Crystal Fairy and the Magical Cactus – freewheeling in the 1960s

Crystal Fairy and the Magical Cactus – freewheeling in the 1960s

Joyce Glasser reviews Crystal Fairy & the Magical Cactus (January 17, 2014) Cert. 18, 94 min.

Starting with the title, Crystal Fairy & the Magical Cactus will confound your expectations in the same way as did The Maid – Chilean Writer/Director Sebastián Silva’s 2010 breakthrough film. Once again, in the delightfully eccentric Crystal Fairy & the Magical Cactus, it’s not only the characters, but the audience who have to adjust their perceptions.

If the plot is simple, the emotions are not. In Crystal Fairy & the Magical Cactus a group of young adults set out to find the ultimate high on a Chilean beach and end up finding out more of themselves than they bargained for.

Older audiences, who aren’t put off by the title and youthful characters, will be sucked in by a nostalgia for the late 1960s when life was a little bit more freewheeling.

Michael Cera (Juno) plays Jamie, a churlish and self-centred American university student who has come to Chile in search of the San Pedro. This legendary hallucinogen is a cactus that grows in people’s back gardens.

Jamie plans to steal a cactus en route, and then head for the coast with his local friends, a trio of down-to-earth Chileans (Juan Andrés Silva, and the Directors brothers, José Miguel Silva and Agustín Silva) to cook up the brew.

At a party the night before their departure, Jamie, high on cocaine, invites a kooky  American woman named Crystal Fairy (Gaby Hoffman) to join them. He tells her that she would have to take a bus as the car is full.

That Jamie wakes up late, keeps his friends waiting and then, later, hurries everyone else through breakfast so he can pursue his search for the San Pedro, is typical of his self-centred perspective. Though he asserts his will, he depends on others for transportation and translation services.

Gaby Hoffmann and Michael Cera in Crystal Fairy & the Magical Cactus - Credit IMDB

Gaby Hoffmann and Michael Cera in Crystal Fairy & the Magical Cactus

But his status is about to be challenged. Never imagining that a single woman would take him on this cynical invitation, Jamie is surprised when Crystal Fairy phones to announce that she’s at the rendezvous point. He continually recommends ditching her, but the other men protest.

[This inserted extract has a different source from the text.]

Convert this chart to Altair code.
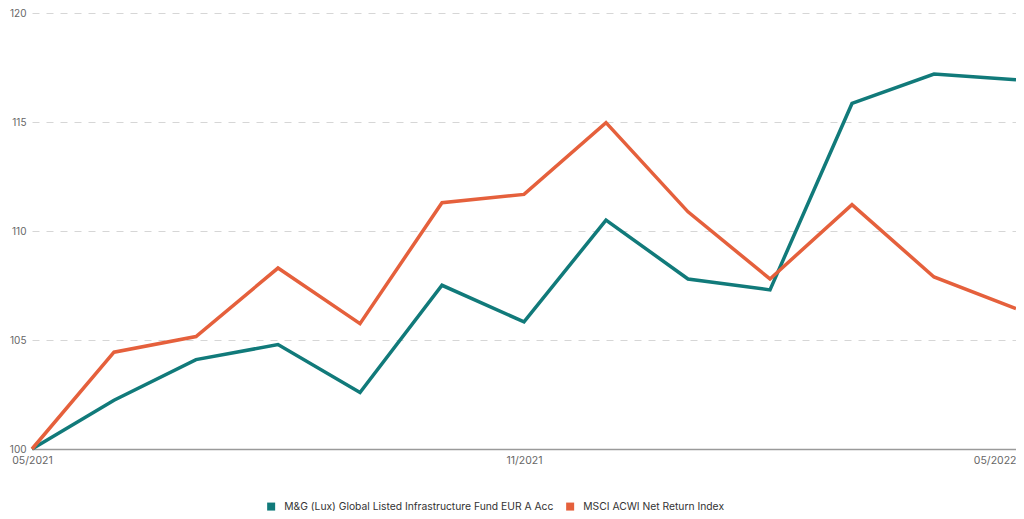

The film becomes a kind of road movie reminiscent of Gravity Director Alfonso Cuaron’s 2001 breakthrough hit, Y Tu Mamá También, as the four men and Crystal Fairy drive towards the sea.

A series of very funny scenes serve as rest stops along the way as a building tension becomes a battle of wills between the free-spirited, laid back and annoying Crystal Fairy, and the neurotic, uptight and dictatorial Jamie. In the cheap guest house, where there’s only one room with four beds, Crystal Fairy cheerfully volunteers to sleep on the floor. When she emerges from the shower stark naked, the bemused Chilean men remain silent, but Jamie declares war.

Gaby Hoffmann in Crystal Fairy & the Magical Cactus - Credit IMDB

Gaby Hoffmann in Crystal Fairy & the Magical Cactus

Gradually, our feelings change and as we discover the vulnerability of both Jamie and Crystal Fairy, and a shift in sympathy amongst the other three men.  A turning point close to the denouement, is, a testament to Silva’s talent, in a film full of surprises.

Crystal Fairy, who has lost her clothes in the dunes, runs to hide her nudity  from a motorist passing by. As he stops to hand her a long t-shirt and asks her for her name, Crystal Fairy’s transformation, though momentary, is as startling as it is revealing.

Michael Cera, who made a splash in Juno and in subsequent coming of age movies, has struggled to find his place in more adult roles as he’s no action hero or obvious ladies’ man.  This is his best role since Juno as he creates a modern version of the ugly American with humour and insight.

But everything in this film depends upon the casting of the eponymous heroine and here, Gaby Hoffman (You Can Count on Me, Field of Dreams, This is my Life, Sleepless in Seattle) – daughter of the Andy Warhol film star Viva who grew up in the famous Chelsea Hotel – adds a subtle complexity to a difficult role. She nails it.